### [Supplied data]
::::::

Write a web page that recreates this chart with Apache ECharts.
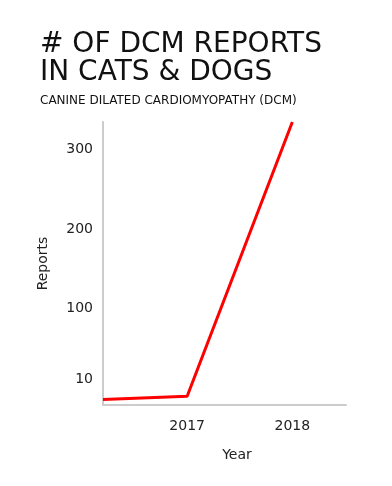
<!DOCTYPE html>
<html><head><meta charset="utf-8">
<script src="https://cdn.jsdelivr.net/npm/echarts@6/dist/echarts.min.js"></script>
<style>html,body{margin:0;padding:0;background:#fff}#c{width:392px;height:486px}</style>
</head><body><div id="c"></div>
<script>
var titleText = '# OF DCM REPORTS\nIN CATS & DOGS';
var subtitleText = 'CANINE DILATED CARDIOMYOPATHY (DCM)';
var years = [2016.2, 2017, 2018];
var reports = [-15, -11, 335];
var yTickLabels = [10, 100, 200, 300];
var xTickLabels = [2017, 2018];

var chart = echarts.init(document.getElementById('c'), null, {renderer: 'canvas'});
var font = 'DejaVu Sans';
chart.setOption({
  animation: false,
  backgroundColor: '#fff',
  title: {
    text: titleText,
    subtext: subtitleText,
    left: 35, top: 26,
    itemGap: 8,
    textStyle: {fontFamily: font, fontWeight: 'normal', fontSize: 28, lineHeight: 28, color: '#111'},
    subtextStyle: {fontFamily: font, fontSize: 12, color: '#111'}
  },
  grid: {left: 103, right: 46, top: 122, bottom: 81},
  xAxis: {
    type: 'value', min: 2016.2, max: 2018.51,
    name: 'Year', nameLocation: 'middle', nameGap: 43,
    nameTextStyle: {fontFamily: font, fontSize: 14, color: '#222', padding: [0, 0, 0, 25]},
    axisLine: {show: true, onZero: false, lineStyle: {color: '#cccccc', width: 2}},
    axisTick: {show: false}, splitLine: {show: false},
    axisLabel: {customValues: xTickLabels, fontFamily: font, fontSize: 14, color: '#222', margin: 14,
      formatter: function (v) { return String(v); }}
  },
  yAxis: {
    type: 'value', min: -22, max: 335,
    name: 'Reports', nameLocation: 'middle', nameGap: 53,
    nameTextStyle: {fontFamily: font, fontSize: 14, color: '#222'},
    axisLine: {show: true, onZero: false, lineStyle: {color: '#cccccc', width: 2}},
    axisTick: {show: false}, splitLine: {show: false},
    axisLabel: {customValues: yTickLabels, fontFamily: font, fontSize: 14, color: '#222', margin: 10}
  },
  series: [{
    type: 'line',
    data: years.map(function (y, i) { return [y, reports[i]]; }),
    symbol: 'none',
    clip: false,
    lineStyle: {color: '#ff0000', width: 3}
  }]
});
</script></body></html>
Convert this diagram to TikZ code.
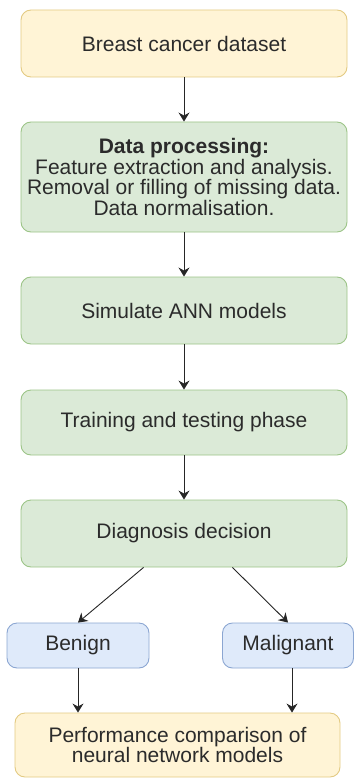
\documentclass[tikz,border=0pt]{standalone}
\usepackage{fontspec}
\setmainfont{Liberation Sans}
\usepackage{xcolor}
\usepackage{tikz}
\usetikzlibrary{arrows.meta, positioning}

\definecolor{jaune}{HTML}{FFF4D6}
\definecolor{jauneBord}{HTML}{E3CA82}
\definecolor{vert}{HTML}{DBEAD7}
\definecolor{vertBord}{HTML}{9CC487}
\definecolor{bleu}{HTML}{DFEAFA}
\definecolor{bleuBord}{HTML}{8BA6D2}
\definecolor{texte}{HTML}{2B2B2B}

\begin{document}
\begin{tikzpicture}[x=1pt, y=-1pt,
                boite/.style={draw, rounded corners=10pt, line width=0.9pt, align=center,
                        text=texte, inner sep=2pt, font=\fontsize{21}{20.5}\selectfont},
                etape/.style={boite, fill=vert, draw=vertBord, minimum width=326pt},
                fleche/.style={-{Stealth[length=9pt, width=11pt, inset=3pt]}, line width=0.9pt, draw=black!85}]
                \useasboundingbox (0,0) rectangle (354,778);

                % Boites principales
                \node[boite, fill=jaune, draw=jauneBord, minimum width=326pt, minimum height=67pt]
                        (donnees) at (184,43.5) {Breast cancer dataset};
                \node[etape, minimum height=110pt] (traitement) at (184,177)
                        {\textbf{Data processing:}\\ Feature extraction and analysis.\\
                        Removal or filling of missing data.\\ Data normalisation.};
                \node[etape, minimum height=67pt] (simulation) at (184,310.5) {Simulate ANN models};
                \node[etape, minimum height=65pt] (phase) at (184,422.5) {Training and testing phase};
                \node[etape, minimum height=67pt] (diagnostic) at (184,533.5) {Diagnosis decision};

                % Classes
                \node[boite, fill=bleu, draw=bleuBord, minimum width=142pt, minimum height=45pt]
                        (benin) at (78,645.5) {Benign};
                \node[boite, fill=bleu, draw=bleuBord, minimum width=131pt, minimum height=45pt]
                        (malin) at (288,645.5) {Malignant};

                % Comparaison finale
                \node[boite, fill=jaune, draw=jauneBord, minimum width=325pt, minimum height=64pt]
                        (comparaison) at (177.5,745) {Performance comparison of\\ neural network models};

                % Fleches
                \draw[fleche] (donnees) -- (traitement);
                \draw[fleche] (traitement) -- (simulation);
                \draw[fleche] (simulation) -- (phase);
                \draw[fleche] (phase) -- (diagnostic);
                \draw[fleche] (diagnostic.220.7) -- (benin.north);
                \draw[fleche] (diagnostic.325.1) -- (malin.north);
                \draw[fleche] (benin) -- (benin |- comparaison.north);
                \draw[fleche] ([xshift=4pt]malin.south) -- ([xshift=4pt]malin.south |- comparaison.north);
\end{tikzpicture}
\end{document}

::::::

### [Problem to solve]
Copy out the records above in full, exactly as written, but not the pictures.

### [The output]
Write a web page that recreates this chart with Apache ECharts.
<!DOCTYPE html>
<html><head><meta charset="utf-8">
<script src="https://cdn.jsdelivr.net/npm/echarts@6/dist/echarts.min.js"></script>
<style>html,body{margin:0;padding:0;background:#fff}#c{width:392px;height:486px}</style>
</head><body><div id="c"></div>
<script>
var titleText = '# OF DCM REPORTS\nIN CATS & DOGS';
var subtitleText = 'CANINE DILATED CARDIOMYOPATHY (DCM)';
var years = [2016.2, 2017, 2018];
var reports = [-15, -11, 335];
var yTickLabels = [10, 100, 200, 300];
var xTickLabels = [2017, 2018];

var chart = echarts.init(document.getElementById('c'), null, {renderer: 'canvas'});
var font = 'DejaVu Sans';
chart.setOption({
  animation: false,
  backgroundColor: '#fff',
  title: {
    text: titleText,
    subtext: subtitleText,
    left: 35, top: 26,
    itemGap: 8,
    textStyle: {fontFamily: font, fontWeight: 'normal', fontSize: 28, lineHeight: 28, color: '#111'},
    subtextStyle: {fontFamily: font, fontSize: 12, color: '#111'}
  },
  grid: {left: 103, right: 46, top: 122, bottom: 81},
  xAxis: {
    type: 'value', min: 2016.2, max: 2018.51,
    name: 'Year', nameLocation: 'middle', nameGap: 43,
    nameTextStyle: {fontFamily: font, fontSize: 14, color: '#222', padding: [0, 0, 0, 25]},
    axisLine: {show: true, onZero: false, lineStyle: {color: '#cccccc', width: 2}},
    axisTick: {show: false}, splitLine: {show: false},
    axisLabel: {customValues: xTickLabels, fontFamily: font, fontSize: 14, color: '#222', margin: 14,
      formatter: function (v) { return String(v); }}
  },
  yAxis: {
    type: 'value', min: -22, max: 335,
    name: 'Reports', nameLocation: 'middle', nameGap: 53,
    nameTextStyle: {fontFamily: font, fontSize: 14, color: '#222'},
    axisLine: {show: true, onZero: false, lineStyle: {color: '#cccccc', width: 2}},
    axisTick: {show: false}, splitLine: {show: false},
    axisLabel: {customValues: yTickLabels, fontFamily: font, fontSize: 14, color: '#222', margin: 10}
  },
  series: [{
    type: 'line',
    data: years.map(function (y, i) { return [y, reports[i]]; }),
    symbol: 'none',
    clip: false,
    lineStyle: {color: '#ff0000', width: 3}
  }]
});
</script></body></html>
Convert this diagram to TikZ code.
\documentclass[tikz,border=0pt]{standalone}
\usepackage{fontspec}
\setmainfont{Liberation Sans}
\usepackage{xcolor}
\usepackage{tikz}
\usetikzlibrary{arrows.meta, positioning}

\definecolor{jaune}{HTML}{FFF4D6}
\definecolor{jauneBord}{HTML}{E3CA82}
\definecolor{vert}{HTML}{DBEAD7}
\definecolor{vertBord}{HTML}{9CC487}
\definecolor{bleu}{HTML}{DFEAFA}
\definecolor{bleuBord}{HTML}{8BA6D2}
\definecolor{texte}{HTML}{2B2B2B}

\begin{document}
\begin{tikzpicture}[x=1pt, y=-1pt,
                boite/.style={draw, rounded corners=10pt, line width=0.9pt, align=center,
                        text=texte, inner sep=2pt, font=\fontsize{21}{20.5}\selectfont},
                etape/.style={boite, fill=vert, draw=vertBord, minimum width=326pt},
                fleche/.style={-{Stealth[length=9pt, width=11pt, inset=3pt]}, line width=0.9pt, draw=black!85}]
                \useasboundingbox (0,0) rectangle (354,778);

                % Boites principales
                \node[boite, fill=jaune, draw=jauneBord, minimum width=326pt, minimum height=67pt]
                        (donnees) at (184,43.5) {Breast cancer dataset};
                \node[etape, minimum height=110pt] (traitement) at (184,177)
                        {\textbf{Data processing:}\\ Feature extraction and analysis.\\
                        Removal or filling of missing data.\\ Data normalisation.};
                \node[etape, minimum height=67pt] (simulation) at (184,310.5) {Simulate ANN models};
                \node[etape, minimum height=65pt] (phase) at (184,422.5) {Training and testing phase};
                \node[etape, minimum height=67pt] (diagnostic) at (184,533.5) {Diagnosis decision};

                % Classes
                \node[boite, fill=bleu, draw=bleuBord, minimum width=142pt, minimum height=45pt]
                        (benin) at (78,645.5) {Benign};
                \node[boite, fill=bleu, draw=bleuBord, minimum width=131pt, minimum height=45pt]
                        (malin) at (288,645.5) {Malignant};

                % Comparaison finale
                \node[boite, fill=jaune, draw=jauneBord, minimum width=325pt, minimum height=64pt]
                        (comparaison) at (177.5,745) {Performance comparison of\\ neural network models};

                % Fleches
                \draw[fleche] (donnees) -- (traitement);
                \draw[fleche] (traitement) -- (simulation);
                \draw[fleche] (simulation) -- (phase);
                \draw[fleche] (phase) -- (diagnostic);
                \draw[fleche] (diagnostic.220.7) -- (benin.north);
                \draw[fleche] (diagnostic.325.1) -- (malin.north);
                \draw[fleche] (benin) -- (benin |- comparaison.north);
                \draw[fleche] ([xshift=4pt]malin.south) -- ([xshift=4pt]malin.south |- comparaison.north);
\end{tikzpicture}
\end{document}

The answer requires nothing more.